Over $4 million in grants to boost cancer research at Centenary Institute

Centenary Institute

Two Centenary Institute scientists have been awarded grants totalling $4.3 million from the Cancer Institute NSW to undertake critical cancer related medical research.

A major cause of illness, cancer is responsible for approximately 50,000 deaths each year in Australia.

The grants will enable world-leading research in two dedicated cancer areas. The first, the development of a new theranostic, a form of precision medicine, that is designed to work against all types of solid tumours.

The other, a new study investigating melanoma, to determine why men have twice the fatality rate of women when it comes to this deadliest form of skin cancer.

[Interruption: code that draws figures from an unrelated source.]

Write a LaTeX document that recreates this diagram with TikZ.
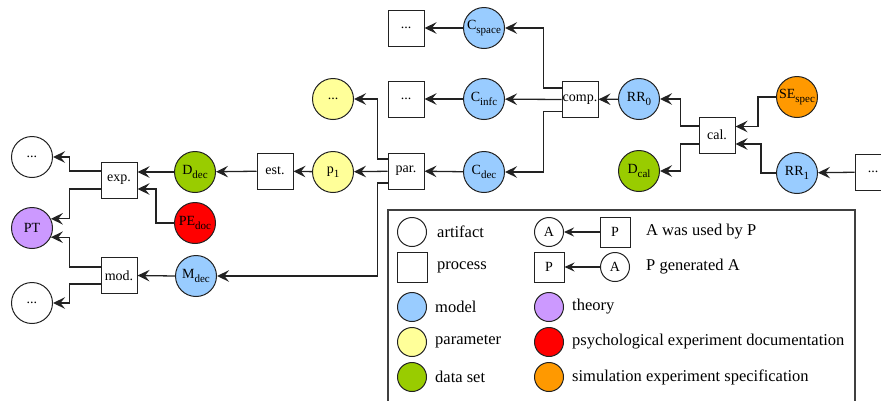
\documentclass[tikz,border=0pt]{standalone}
\usepackage{fontspec}
\setmainfont{Liberation Serif}
\usetikzlibrary{arrows.meta}
\newcommand\mysub[1]{\raisebox{-4pt}{\fontsize{11}{11}\selectfont #1}}
\definecolor{cmodel}{HTML}{99CCFF}
\definecolor{cparam}{HTML}{FFFF99}
\definecolor{cdata}{HTML}{99CC00}
\definecolor{ctheory}{HTML}{CC99FF}
\definecolor{cpsych}{HTML}{FF0000}
\definecolor{csim}{HTML}{FF9900}
\definecolor{cline}{HTML}{222222}
\tikzset{
  art/.style={circle, draw=cline, line width=1pt, minimum size=41pt, inner sep=0pt, fill=white, font=\fontsize{14}{14}\selectfont},
  proc/.style={rectangle, draw=cline, line width=1pt, minimum size=36pt, inner sep=0pt, fill=white, font=\fontsize{14}{14}\selectfont},
  model/.style={art, fill=cmodel},
  param/.style={art, fill=cparam},
  dataset/.style={art, fill=cdata},
  theory/.style={art, fill=ctheory},
  psych/.style={art, fill=cpsych},
  simspec/.style={art, fill=csim},
  conn/.style={draw=cline, line width=1.3pt, -{Stealth[length=12pt,width=11.5pt,inset=4.5pt]}},
  lconn/.style={draw=cline, line width=1.2pt, -{Stealth[length=10pt,width=9pt,inset=3.5pt]}},
  lart/.style={circle, draw=cline, line width=1pt, minimum size=29pt, inner sep=0pt, fill=white, font=\fontsize{14}{14}\selectfont},
  lproc/.style={rectangle, draw=cline, line width=1pt, minimum size=30pt, inner sep=0pt, fill=white, font=\fontsize{14}{14}\selectfont},
  ltext/.style={anchor=west, inner sep=0pt, font=\fontsize{16.5}{16.5}\selectfont},
}
\begin{document}
\begin{tikzpicture}[x=1pt, y=-1pt]
\useasboundingbox (0,0) rectangle (881,400);
\clip (0,0) rectangle (881,400);
% nodes
\node[art] (dotsA) at (32,157) {...};
\node[proc] (exp) at (119,180) {exp.};
\node[dataset] (Ddec) at (195,172) {D\mysub{dec}};
\node[psych] (PEdec) at (195,223) {PE\mysub{doc}};
\node[theory] (PT) at (32,228) {PT};
\node[proc] (mod) at (119,275.5) {mod.};
\node[model] (Mdec) at (196,276) {M\mysub{dec}};
\node[art] (dotsB) at (32,303) {...};
\node[proc] (est) at (275,171) {est.};
\node[param] (p1) at (333,172) {p\mysub{1}};
\node[proc] (par) at (406,171) {par.};
\node[param] (dotsY) at (333,99) {...};
\node[model] (Cdec) at (484,172) {C\mysub{dec}};
\node[model] (Cinfc) at (484,99) {C\mysub{infc}};
\node[proc] (dotsP2) at (406,99) {...};
\node[model] (Cspace) at (484,28) {C\mysub{space}};
\node[proc] (dotsP1) at (406,28) {...};
\node[proc] (comp) at (580,99.5) {comp.};
\node[model] (RR0) at (639,99) {RR\mysub{0}};
\node[proc] (cal) at (717,135) {cal.};
\node[dataset] (Dcal) at (639,171) {D\mysub{cal}};
\node[simspec] (SEspec) at (797,97) {SE\mysub{spec}};
\node[model] (RR1) at (797,173) {RR\mysub{1}};
\node[proc] (dotsP3) at (873,172) {...};
% connectors
\draw[conn] ([yshift=9pt]exp.west) -- ++(-31,0) |- (dotsA);
\draw[conn] ([yshift=-9pt]exp.west) -- ++(-31,0) |- (PT.26);
\draw[conn] ([yshift=8.5pt]mod.west) -- ++(-31,0) |- (PT.-26);
\draw[conn] ([yshift=-8.5pt]mod.west) -- ++(-31,0) |- (dotsB);
\draw[conn] (Ddec.west) -- ([yshift=8pt]exp.east);
\draw[conn] (PEdec.west) -- ++(-18,0) |- ([yshift=-9pt]exp.east);
\draw[conn] (Mdec.west) -- (mod.east);
\draw[conn] (est) -- (Ddec);
\draw[conn] (p1) -- (est);
\draw[conn] (par) -- (p1);
\draw[conn] ([yshift=12pt]par.west) -- ++(-10,0) |- (dotsY);
\draw[conn] ([yshift=-12pt]par.west) -- ++(-10,0) |- (Mdec);
\draw[conn] (Cdec) -- (par);
\draw[conn] (Cinfc) -- (dotsP2);
\draw[conn] (Cspace) -- (dotsP1);
\draw[conn] ([yshift=11.5pt]comp.west) -- ++(-18,0) |- (Cspace);
\draw[conn] (comp.west) -- (Cinfc);
\draw[conn] ([yshift=-12pt]comp.west) -- ++(-18,0) |- (Cdec);
\draw[conn] (RR0) -- (comp);
\draw[conn] ([yshift=9pt]cal.west) -- ++(-18,0) |- (RR0);
\draw[conn] ([yshift=-9pt]cal.west) -- ++(-18,0) |- (Dcal);
\draw[conn] (SEspec.west) -- ++(-18,0) |- ([yshift=8.5pt]cal.east);
\draw[conn] (RR1.west) -- ++(-15,0) |- ([yshift=-9pt]cal.east);
\draw[conn] (dotsP3) -- (RR1);
% legend
\draw[draw=black!75, line width=1.1pt] (388,210) rectangle (855,420);
\node[lart] (L1) at (412,232) {};
\node[ltext] (L1t) at (437,232) {artifact};
\node[lproc] (L2) at (412,267) {};
\node[ltext] (L2t) at (437,267) {process};
\node[lart, fill=cmodel] (L3) at (412,307) {};
\node[ltext] (L3t) at (435,307) {model};
\node[lart, fill=cparam] (L4) at (412,342) {};
\node[ltext] (L4t) at (435,342) {parameter};
\node[lart, fill=cdata] (L5) at (412,377) {};
\node[ltext] (L5t) at (435,377) {data set};
\node[lart] (LA1) at (549,232) {A};
\node[lproc] (LP1) at (615,232) {P};
\draw[lconn] (LP1) -- (LA1);
\node[ltext] (L6t) at (646,232) {A was used by P};
\node[lproc] (LP2) at (549,267) {P};
\node[lart] (LA2) at (615,267) {A};
\draw[lconn] (LA2) -- (LP2);
\node[ltext] (L7t) at (646,267) {P generated A};
\node[lart, fill=ctheory] (L8) at (549,307) {};
\node[ltext] (L8t) at (572,307) {theory};
\node[lart, fill=cpsych] (L9) at (549,342) {};
\node[ltext] (L9t) at (572,342) {psychological experiment documentation};
\node[lart, fill=csim] (L10) at (549,377) {};
\node[ltext] (L10t) at (572,377) {simulation experiment specification};
\end{tikzpicture}
\end{document}
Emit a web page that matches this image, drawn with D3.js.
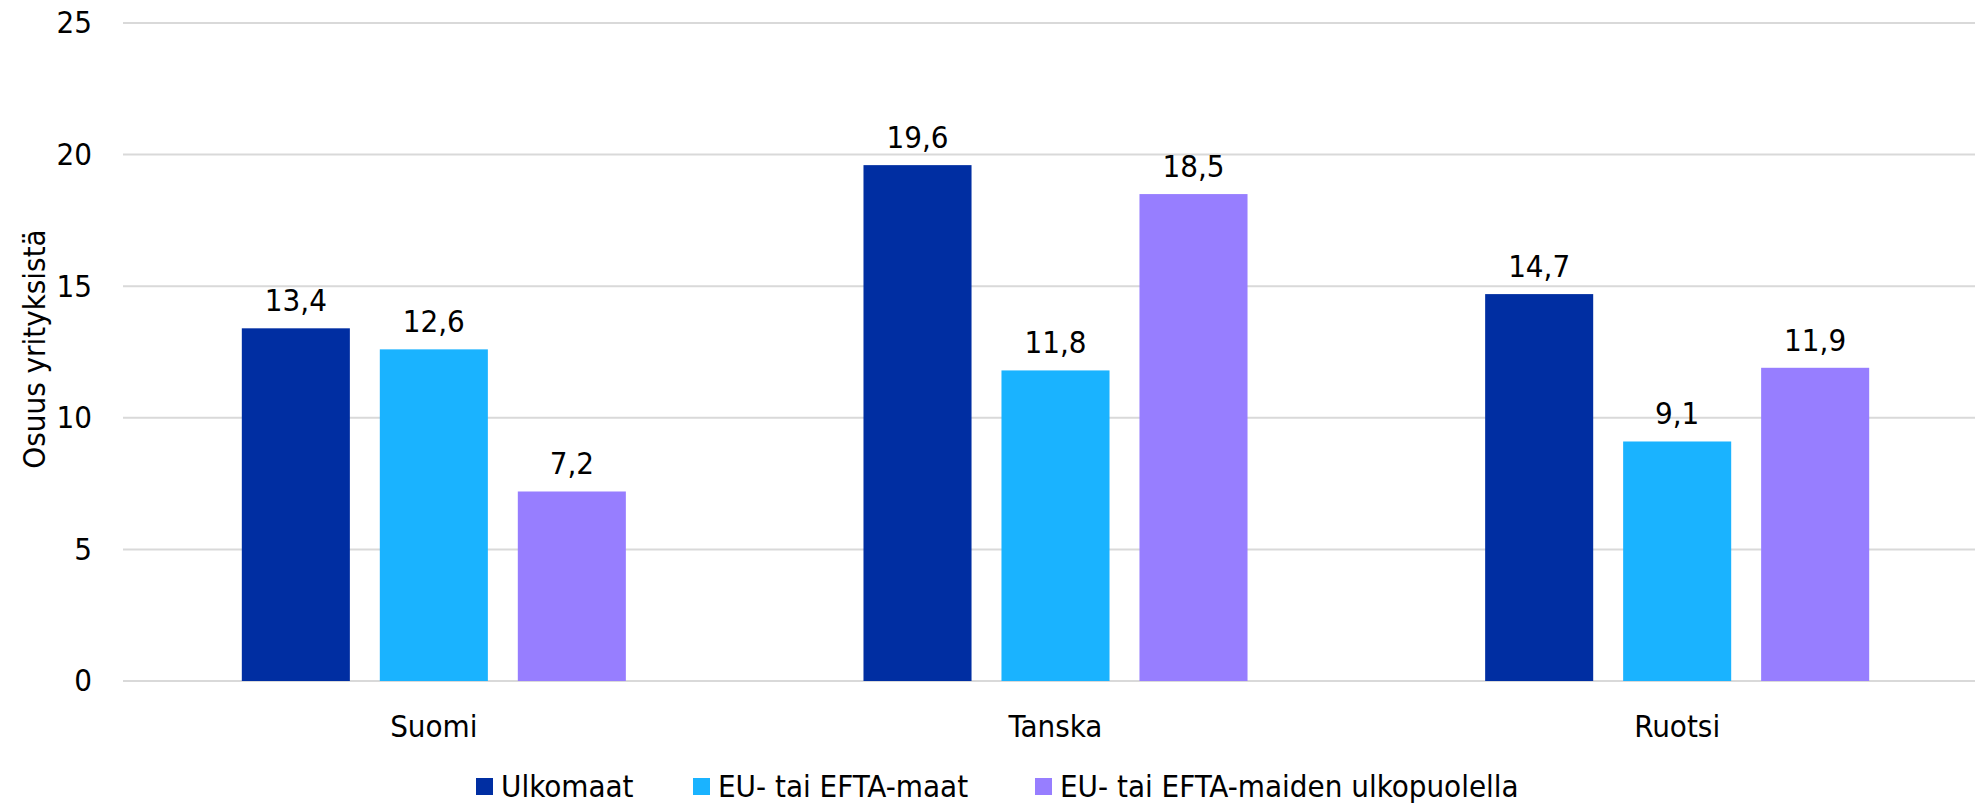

Funded Centenary Institute scientists and their research:

Professor Philip Hogg, Head, ACRF Centenary Cancer Research Centre.

Awarded a Translational Program Grant. $3.7 million over five years.

The grant will fund the development of a new theranostic that is designed to work against all types of cancers, becoming more effective with each administration. An emerging field, theranostics refers to a combined therapy and diagnostics approach. It involves the use of a diagnostic drug to first identify and label tumour cells – followed by the delivery of a therapeutic isotope (radioactive drug) to then kill the identified tumours.

Dr Jessamy Tiffen, Head, Melanoma Epigenetics Laboratory.

Awarded a Career Development Fellowship. $600,000 over three years.

The funding will look to determine why men are more than twice as likely to die from cancer as compared to women, specifically focusing on melanoma. Genes located on the X-chromosome will be comprehensively investigated to help explain this phenomenon and new melanoma treatments or interventions to improve survival outcomes in men will also be explored.

Professor Mathew Vadas AO, Centenary Institute Executive Director, said the successful grants were superb outcomes for two vital projects.

“Around 30% of Australians die of cancer with the disease also a leading cause of morbidity world-wide. It places a tremendous health burden on society,” said Professor Vadas.

“I congratulate both Professor Hogg and Dr Tiffen on their successful grants. They are both exceptional scientists and leaders in their fields. Each study will embrace the latest in advanced technologies and techniques, and has the potential to revolutionise cancer treatments, improving health and saving lives in our communities.”